Exhibition themes Sicán-Lambayeque
Sicán culture developed on the north coast in the Lambayeque Valley. It flourished for more than six centuries until defeated by the neighbouring Chimú Kingdom about 1375, after a spate of natural disasters led to the populace overthrowing their rulers. Sicán means ‘temple of the moon’ and is the indigenous name for the major site associated with the culture, Batán Grande in the La Leche Valley.
This ceremonial centre was established as a funerary–religious precinct between 900 and 1100 AD. It was the focus of a large religious state supported by intensive irrigation agriculture in nearby valleys. Batán Grande has many adobe pyramids and temples with shaft tombs for the Sicán elite, whose graves contained extraordinary numbers of gold objects.
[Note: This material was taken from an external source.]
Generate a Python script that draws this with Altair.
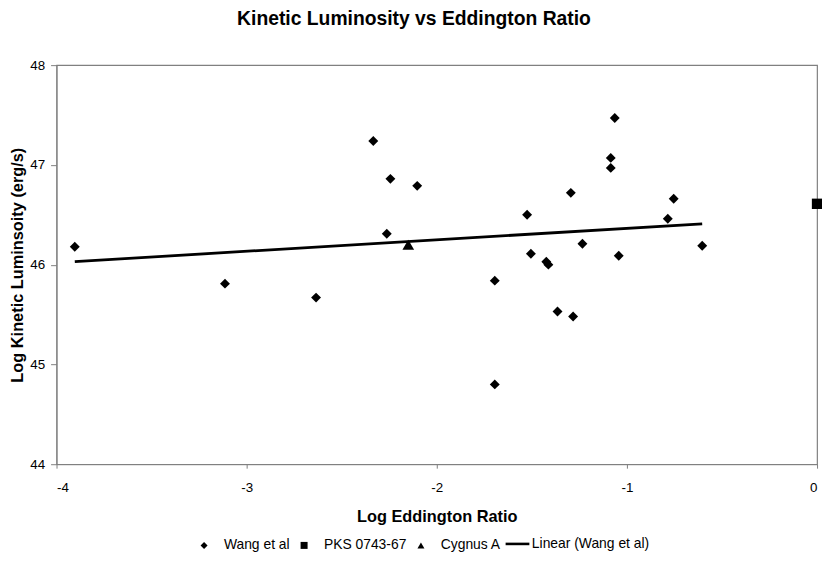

Most remarkable is the metallurgy of the Sicán artisans. They worked with copper, gold and silver, sometimes combining the metals in varying quantities to produce tumbaga alloys. Tumbaga was especially suited to the process of annealing and thus metalworkers were able to make sheets as thin as 0.1 millimetre. Sicán smiths decorated their objects by embossing and die stamping, and soldered decorative elements to their precious ceremonial and grave goods. The richness and luxury of their belongings, and their advanced skills, led to Sicán smiths and weavers being kidnapped by the Chimú after their conquest.